…
"Which Church Theologians first proposed that Mary was always a virgin?"
If it wasn’t believed until long after Jesus, what does it matter when Jeromes solution to the Jesus siblings problem came along?
Actually I have done some brief research and answered my own question. Wikipedia again (i know it isn’t infallible, but usually pretty accurate) has anarticle on “perpetual virginity of Mary.”
I quote in part (emphasis mine):
"*A second-century document that paid special attention to Mary’s virginity … this text does not explicitly assert Mary’s perpetual virginity after the birth of Jesus.
There was no full consensus on the doctrine of perpetual virginity within the early Church by the end of the second century, e.g. Tertullian (c.160 – c.225) did not teach the doctrine (although he taught virgin birth), but Irenaeus (c.130 – c.202) taught perpetual virginity, along with other Marian themes.[35] Origen (185-254) was emphatic on the issue of the brothers of Jesus, and stated that he believed them to have been the children of Joseph from a previous marriage.[43] However, wider support for the doctrine began to appear within the next century.[35]
Some writers from 4th century, Helvidius and Eunomius of Cyzicus… after Jesus’ birth, and that James, Joses, Jude, and Simon were the biological sons of Mary and Joseph, …
By the 4th century, the doctrine of perpetual virginity had been well attested.[46] For example, references can be found in the 3rd century writings of Hippolytus of Rome,…4th century works of Athanasius,[48] Epiphanius,[49] Hilary,[50] Didymus,[51] Ambrose,[52] Jerome,[53] and Siricius[54] continued the attestations to perpetual virginity – a trend that gathered pace in the next century.[4][5]*"
So:
It seems to me that the doctrine has a similar history to the Trinity.
It isn’t taught in the Bible, but it slowly evolved over hundreds of years and through many controversies and debates until it was eventually adopted into the Church.

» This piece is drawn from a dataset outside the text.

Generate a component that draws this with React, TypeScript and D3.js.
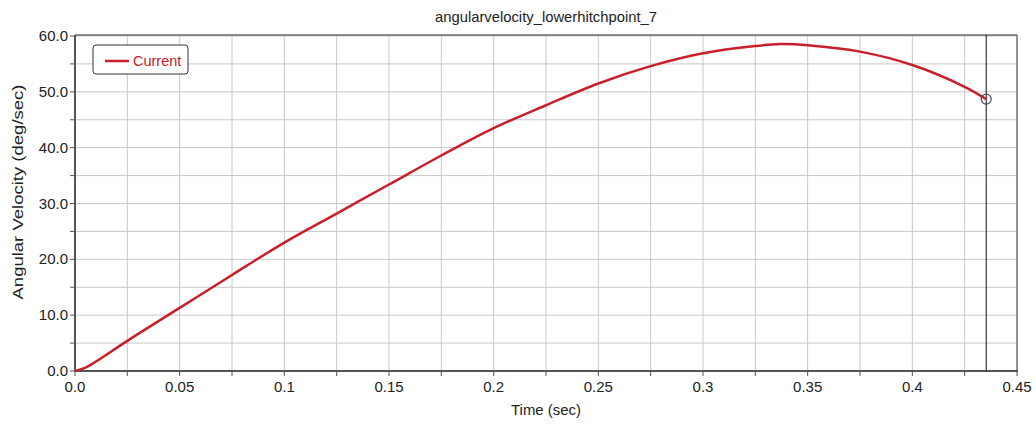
import React from "react";
import * as d3 from "d3";

const timeValues = [0, 0.005, 0.01, 0.025, 0.05, 0.075, 0.1, 0.125, 0.15, 0.175, 0.2, 0.225, 0.25, 0.275, 0.3, 0.325, 0.337, 0.35, 0.375, 0.4, 0.425, 0.4353];
const velocityValues = [0, 0.6, 1.7, 5.4, 11.3, 17.2, 23.0, 28.2, 33.4, 38.6, 43.5, 47.6, 51.5, 54.6, 56.9, 58.2, 58.55, 58.35, 57.2, 54.8, 50.9, 48.7];
const xTickLabels = ["0.0", "0.05", "0.1", "0.15", "0.2", "0.25", "0.3", "0.35", "0.4", "0.45"];
const yTickLabels = ["0.0", "10.0", "20.0", "30.0", "40.0", "50.0", "60.0"];
const cursorTime = 0.4353;
const cursorValue = 48.7;
const seriesName = "Current";

const W = 1036, H = 424;
const L = 75, R = 1017, T = 36, B = 371;
const FONT = "'Liberation Sans', Arial, sans-serif";

export default function App() {
  const x = d3.scaleLinear().domain([0, 0.45]).range([L, R]);
  const y = d3.scaleLinear().domain([0, 60]).range([B, T]);
  const data = timeValues.map((t, i) => [t, velocityValues[i]] as [number, number]);
  const line = d3.line<[number, number]>().x(d => x(d[0])).y(d => y(d[1])).curve(d3.curveCatmullRom.alpha(0.5));
  const xGrid = d3.range(0, 19).map(i => i * 0.025);
  const yGrid = d3.range(0, 13).map(i => i * 5);
  return (
    <svg width={W} height={H} style={{ position: "absolute", left: 0, top: 0, background: "#fff" }} fontFamily={FONT}>
      <rect x={0} y={0} width={W} height={H} fill="#fff" />
      {xGrid.map((v, i) => (
        <line key={"xg" + i} x1={x(v)} x2={x(v)} y1={T} y2={B} stroke="#c8c8c8" strokeWidth={1} />
      ))}
      {yGrid.map((v, i) => (
        <line key={"yg" + i} x1={L} x2={R} y1={y(v)} y2={y(v)} stroke="#c8c8c8" strokeWidth={1} />
      ))}
      {/* border */}
      <line x1={L} x2={R} y1={T - 1} y2={T - 1} stroke="#222" strokeWidth={1} />
      <line x1={R} x2={R} y1={T - 1} y2={B} stroke="#444" strokeWidth={1} />
      {/* axes */}
      <line x1={L} x2={L} y1={T - 1} y2={B + 1} stroke="#555" strokeWidth={2} />
      <line x1={L - 1} x2={R + 1} y1={B} y2={B} stroke="#555" strokeWidth={2} />
      {xGrid.map((v, i) => (
        <line key={"xt" + i} x1={x(v)} x2={x(v)} y1={B} y2={B + 5} stroke="#555" strokeWidth={1} />
      ))}
      {yGrid.map((v, i) => (
        <line key={"yt" + i} x1={L - 5} x2={L} y1={y(v)} y2={y(v)} stroke="#555" strokeWidth={1} />
      ))}
      {xTickLabels.map((s, i) => (
        <text key={"xl" + i} x={x(i * 0.05)} y={B + 21} textAnchor="middle" fontSize={15} fill="#222">{s}</text>
      ))}
      {yTickLabels.map((s, i) => (
        <text key={"yl" + i} x={L - 7} y={y(i * 10) + 5} textAnchor="end" fontSize={15} fill="#222">{s}</text>
      ))}
      {/* cursor */}
      <line x1={x(cursorTime)} x2={x(cursorTime)} y1={T - 1} y2={B} stroke="#111" strokeWidth={1} />
      <path d={line(data) || ""} fill="none" stroke="#c8202a" strokeWidth={2.5} strokeLinejoin="round" />
      <circle cx={x(cursorTime)} cy={y(cursorValue)} r={5} fill="none" stroke="#445" strokeWidth={1.2} />
      {/* legend */}
      <rect x={93} y={45} width={95} height={29} rx={3} fill="#fff" stroke="#333" strokeWidth={1} />
      <line x1={105} x2={129} y1={61} y2={61} stroke="#c8202a" strokeWidth={2.5} />
      <text x={133} y={66} fontSize={14.5} fill="#c8202a">{seriesName}</text>
      {/* titles */}
      <text x={546} y={22} textAnchor="middle" fontSize={14.5} fill="#222" textLength={222} lengthAdjust="spacingAndGlyphs">angularvelocity_lowerhitchpoint_7</text>
      <text x={546} y={415} textAnchor="middle" fontSize={15} fill="#222" textLength={70} lengthAdjust="spacingAndGlyphs">Time (sec)</text>
      <text transform={`translate(23, 192) rotate(-90)`} textAnchor="middle" fontSize={15} fill="#222" textLength={215} lengthAdjust="spacingAndGlyphs">Angular Velocity (deg/sec)</text>
    </svg>
  );
}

(and afterwards, anyone who questioned it was labelled a heretic no doubt)
With this “truth” decided, and the Bible saying Jesus had siblings, Jerome taught that these siblings are infact cousins and not Mary’s other children at all!

(a better explaination than the idea that Mary was Josephs second wife)
1700 years later JW’s correctly mention Jerome (without satisfactory quotes according to some) as being the first one to teach the cousin theory. (several posters on a discussion website decry JW’s as just swallowing whatever they are told without doing any research!

)
Maybe someone else had the idea before Jerome and he just published it, but regardless, the belief Mary stayed a virgn through her married life hadn’t become doctrine yet, so when the explainations of how that worked came along seems kind of irrelevant to me.
The JW insight book quoted at the begining of this article by Wayntec looks accurate and stands up to research. Good.

Thanks for building my faith in that.